:: EXERCISE OBJECTIVE ::
Copy out the listing in full, exactly as written, but not its pictures.

:: SOURCE EXCERPT ::
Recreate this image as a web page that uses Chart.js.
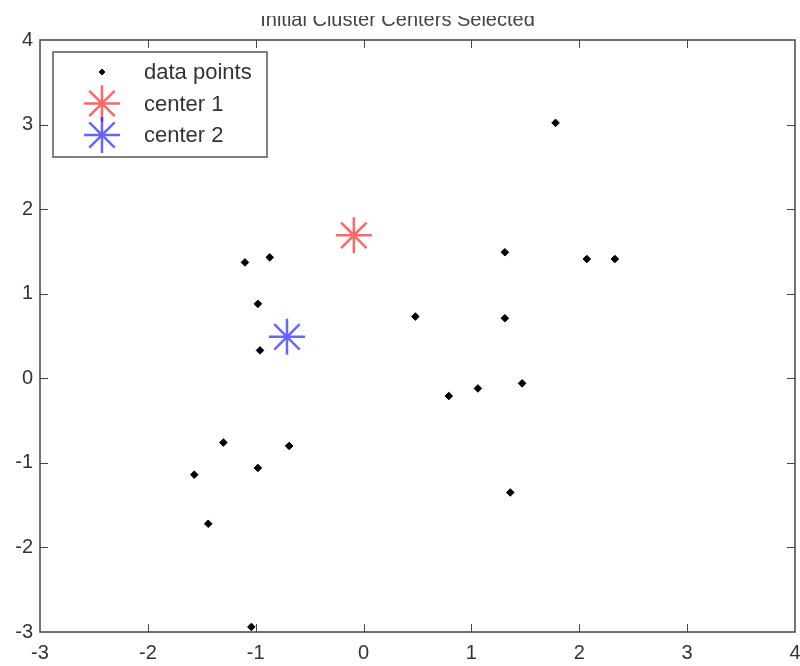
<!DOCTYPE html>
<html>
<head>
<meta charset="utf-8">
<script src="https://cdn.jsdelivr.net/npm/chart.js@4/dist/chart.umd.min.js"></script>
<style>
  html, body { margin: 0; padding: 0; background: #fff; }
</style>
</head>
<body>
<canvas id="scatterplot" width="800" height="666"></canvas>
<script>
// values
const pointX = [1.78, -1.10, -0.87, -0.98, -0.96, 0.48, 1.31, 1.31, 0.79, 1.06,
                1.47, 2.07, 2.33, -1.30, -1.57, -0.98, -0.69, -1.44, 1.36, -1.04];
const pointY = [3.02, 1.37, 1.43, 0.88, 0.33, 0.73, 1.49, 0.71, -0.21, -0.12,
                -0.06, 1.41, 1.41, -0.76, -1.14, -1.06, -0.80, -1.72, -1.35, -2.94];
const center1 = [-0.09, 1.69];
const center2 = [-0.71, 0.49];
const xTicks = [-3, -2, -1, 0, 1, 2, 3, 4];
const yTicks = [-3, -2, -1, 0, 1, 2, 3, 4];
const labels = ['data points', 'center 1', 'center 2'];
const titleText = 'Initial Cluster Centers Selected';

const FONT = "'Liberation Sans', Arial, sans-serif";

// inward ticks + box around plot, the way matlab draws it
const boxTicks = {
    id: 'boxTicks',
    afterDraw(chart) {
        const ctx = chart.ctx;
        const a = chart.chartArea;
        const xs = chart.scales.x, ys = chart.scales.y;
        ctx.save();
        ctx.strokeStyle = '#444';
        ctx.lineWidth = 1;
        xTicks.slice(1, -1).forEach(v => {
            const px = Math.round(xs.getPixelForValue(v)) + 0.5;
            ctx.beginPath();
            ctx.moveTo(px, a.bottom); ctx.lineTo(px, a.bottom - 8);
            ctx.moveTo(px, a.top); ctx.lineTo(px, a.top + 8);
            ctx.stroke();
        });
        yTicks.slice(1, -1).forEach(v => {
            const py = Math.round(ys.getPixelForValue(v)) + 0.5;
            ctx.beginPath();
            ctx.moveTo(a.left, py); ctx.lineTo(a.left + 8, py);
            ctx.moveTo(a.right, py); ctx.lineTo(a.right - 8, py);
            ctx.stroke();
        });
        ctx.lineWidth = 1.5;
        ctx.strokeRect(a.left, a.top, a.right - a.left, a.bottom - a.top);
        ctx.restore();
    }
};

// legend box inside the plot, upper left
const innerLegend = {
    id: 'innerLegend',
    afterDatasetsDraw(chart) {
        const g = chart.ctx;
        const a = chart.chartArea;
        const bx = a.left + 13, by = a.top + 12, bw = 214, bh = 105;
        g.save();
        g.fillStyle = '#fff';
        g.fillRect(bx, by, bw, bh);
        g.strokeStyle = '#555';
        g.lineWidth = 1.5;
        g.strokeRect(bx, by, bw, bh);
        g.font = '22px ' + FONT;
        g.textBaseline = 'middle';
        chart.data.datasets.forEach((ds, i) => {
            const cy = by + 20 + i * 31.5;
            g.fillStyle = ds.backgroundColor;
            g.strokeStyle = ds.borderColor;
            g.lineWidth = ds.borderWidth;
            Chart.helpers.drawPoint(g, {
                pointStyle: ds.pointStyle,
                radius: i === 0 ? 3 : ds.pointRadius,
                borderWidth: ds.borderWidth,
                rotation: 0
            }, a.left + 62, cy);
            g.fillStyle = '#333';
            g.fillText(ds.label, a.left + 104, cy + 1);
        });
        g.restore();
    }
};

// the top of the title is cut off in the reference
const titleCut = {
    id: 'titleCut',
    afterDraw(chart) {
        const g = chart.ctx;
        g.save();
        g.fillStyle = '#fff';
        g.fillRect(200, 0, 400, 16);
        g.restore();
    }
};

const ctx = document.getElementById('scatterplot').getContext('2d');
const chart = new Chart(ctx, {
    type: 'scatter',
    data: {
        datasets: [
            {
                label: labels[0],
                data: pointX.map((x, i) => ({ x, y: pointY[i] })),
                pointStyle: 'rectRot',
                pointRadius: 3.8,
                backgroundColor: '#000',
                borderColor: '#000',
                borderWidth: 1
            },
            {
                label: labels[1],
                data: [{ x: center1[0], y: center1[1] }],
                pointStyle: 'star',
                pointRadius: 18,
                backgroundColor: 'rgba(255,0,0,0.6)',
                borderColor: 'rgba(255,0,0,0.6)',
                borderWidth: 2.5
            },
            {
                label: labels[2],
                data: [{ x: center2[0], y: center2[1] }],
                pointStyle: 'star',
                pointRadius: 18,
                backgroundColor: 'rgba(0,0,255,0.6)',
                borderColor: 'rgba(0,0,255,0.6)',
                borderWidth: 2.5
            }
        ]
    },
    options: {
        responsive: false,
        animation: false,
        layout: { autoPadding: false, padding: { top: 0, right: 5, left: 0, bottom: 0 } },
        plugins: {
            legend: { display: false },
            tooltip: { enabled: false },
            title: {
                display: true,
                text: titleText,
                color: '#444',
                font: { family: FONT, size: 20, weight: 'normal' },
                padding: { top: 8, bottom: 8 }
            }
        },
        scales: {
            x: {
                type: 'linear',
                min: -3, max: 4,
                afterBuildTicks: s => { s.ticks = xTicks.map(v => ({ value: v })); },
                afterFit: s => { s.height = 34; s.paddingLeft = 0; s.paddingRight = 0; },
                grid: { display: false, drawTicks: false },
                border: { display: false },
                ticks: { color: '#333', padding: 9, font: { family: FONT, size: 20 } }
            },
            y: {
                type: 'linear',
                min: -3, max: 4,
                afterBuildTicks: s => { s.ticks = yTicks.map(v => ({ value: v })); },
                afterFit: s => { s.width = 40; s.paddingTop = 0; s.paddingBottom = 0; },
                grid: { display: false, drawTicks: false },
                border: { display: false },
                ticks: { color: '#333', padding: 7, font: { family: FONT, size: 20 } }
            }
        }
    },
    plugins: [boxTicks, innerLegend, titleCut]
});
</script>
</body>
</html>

:: EXERCISE SOLUTION ::
Recreate this image as a web page that uses Chart.js.
<!DOCTYPE html>
<html>
<head>
<meta charset="utf-8">
<script src="https://cdn.jsdelivr.net/npm/chart.js@4/dist/chart.umd.min.js"></script>
<style>
  html, body { margin: 0; padding: 0; background: #fff; }
</style>
</head>
<body>
<canvas id="scatterplot" width="800" height="666"></canvas>
<script>
// values
const pointX = [1.78, -1.10, -0.87, -0.98, -0.96, 0.48, 1.31, 1.31, 0.79, 1.06,
                1.47, 2.07, 2.33, -1.30, -1.57, -0.98, -0.69, -1.44, 1.36, -1.04];
const pointY = [3.02, 1.37, 1.43, 0.88, 0.33, 0.73, 1.49, 0.71, -0.21, -0.12,
                -0.06, 1.41, 1.41, -0.76, -1.14, -1.06, -0.80, -1.72, -1.35, -2.94];
const center1 = [-0.09, 1.69];
const center2 = [-0.71, 0.49];
const xTicks = [-3, -2, -1, 0, 1, 2, 3, 4];
const yTicks = [-3, -2, -1, 0, 1, 2, 3, 4];
const labels = ['data points', 'center 1', 'center 2'];
const titleText = 'Initial Cluster Centers Selected';

const FONT = "'Liberation Sans', Arial, sans-serif";

// inward ticks + box around plot, the way matlab draws it
const boxTicks = {
    id: 'boxTicks',
    afterDraw(chart) {
        const ctx = chart.ctx;
        const a = chart.chartArea;
        const xs = chart.scales.x, ys = chart.scales.y;
        ctx.save();
        ctx.strokeStyle = '#444';
        ctx.lineWidth = 1;
        xTicks.slice(1, -1).forEach(v => {
            const px = Math.round(xs.getPixelForValue(v)) + 0.5;
            ctx.beginPath();
            ctx.moveTo(px, a.bottom); ctx.lineTo(px, a.bottom - 8);
            ctx.moveTo(px, a.top); ctx.lineTo(px, a.top + 8);
            ctx.stroke();
        });
        yTicks.slice(1, -1).forEach(v => {
            const py = Math.round(ys.getPixelForValue(v)) + 0.5;
            ctx.beginPath();
            ctx.moveTo(a.left, py); ctx.lineTo(a.left + 8, py);
            ctx.moveTo(a.right, py); ctx.lineTo(a.right - 8, py);
            ctx.stroke();
        });
        ctx.lineWidth = 1.5;
        ctx.strokeRect(a.left, a.top, a.right - a.left, a.bottom - a.top);
        ctx.restore();
    }
};

// legend box inside the plot, upper left
const innerLegend = {
    id: 'innerLegend',
    afterDatasetsDraw(chart) {
        const g = chart.ctx;
        const a = chart.chartArea;
        const bx = a.left + 13, by = a.top + 12, bw = 214, bh = 105;
        g.save();
        g.fillStyle = '#fff';
        g.fillRect(bx, by, bw, bh);
        g.strokeStyle = '#555';
        g.lineWidth = 1.5;
        g.strokeRect(bx, by, bw, bh);
        g.font = '22px ' + FONT;
        g.textBaseline = 'middle';
        chart.data.datasets.forEach((ds, i) => {
            const cy = by + 20 + i * 31.5;
            g.fillStyle = ds.backgroundColor;
            g.strokeStyle = ds.borderColor;
            g.lineWidth = ds.borderWidth;
            Chart.helpers.drawPoint(g, {
                pointStyle: ds.pointStyle,
                radius: i === 0 ? 3 : ds.pointRadius,
                borderWidth: ds.borderWidth,
                rotation: 0
            }, a.left + 62, cy);
            g.fillStyle = '#333';
            g.fillText(ds.label, a.left + 104, cy + 1);
        });
        g.restore();
    }
};

// the top of the title is cut off in the reference
const titleCut = {
    id: 'titleCut',
    afterDraw(chart) {
        const g = chart.ctx;
        g.save();
        g.fillStyle = '#fff';
        g.fillRect(200, 0, 400, 16);
        g.restore();
    }
};

const ctx = document.getElementById('scatterplot').getContext('2d');
const chart = new Chart(ctx, {
    type: 'scatter',
    data: {
        datasets: [
            {
                label: labels[0],
                data: pointX.map((x, i) => ({ x, y: pointY[i] })),
                pointStyle: 'rectRot',
                pointRadius: 3.8,
                backgroundColor: '#000',
                borderColor: '#000',
                borderWidth: 1
            },
            {
                label: labels[1],
                data: [{ x: center1[0], y: center1[1] }],
                pointStyle: 'star',
                pointRadius: 18,
                backgroundColor: 'rgba(255,0,0,0.6)',
                borderColor: 'rgba(255,0,0,0.6)',
                borderWidth: 2.5
            },
            {
                label: labels[2],
                data: [{ x: center2[0], y: center2[1] }],
                pointStyle: 'star',
                pointRadius: 18,
                backgroundColor: 'rgba(0,0,255,0.6)',
                borderColor: 'rgba(0,0,255,0.6)',
                borderWidth: 2.5
            }
        ]
    },
    options: {
        responsive: false,
        animation: false,
        layout: { autoPadding: false, padding: { top: 0, right: 5, left: 0, bottom: 0 } },
        plugins: {
            legend: { display: false },
            tooltip: { enabled: false },
            title: {
                display: true,
                text: titleText,
                color: '#444',
                font: { family: FONT, size: 20, weight: 'normal' },
                padding: { top: 8, bottom: 8 }
            }
        },
        scales: {
            x: {
                type: 'linear',
                min: -3, max: 4,
                afterBuildTicks: s => { s.ticks = xTicks.map(v => ({ value: v })); },
                afterFit: s => { s.height = 34; s.paddingLeft = 0; s.paddingRight = 0; },
                grid: { display: false, drawTicks: false },
                border: { display: false },
                ticks: { color: '#333', padding: 9, font: { family: FONT, size: 20 } }
            },
            y: {
                type: 'linear',
                min: -3, max: 4,
                afterBuildTicks: s => { s.ticks = yTicks.map(v => ({ value: v })); },
                afterFit: s => { s.width = 40; s.paddingTop = 0; s.paddingBottom = 0; },
                grid: { display: false, drawTicks: false },
                border: { display: false },
                ticks: { color: '#333', padding: 7, font: { family: FONT, size: 20 } }
            }
        }
    },
    plugins: [boxTicks, innerLegend, titleCut]
});
</script>
</body>
</html>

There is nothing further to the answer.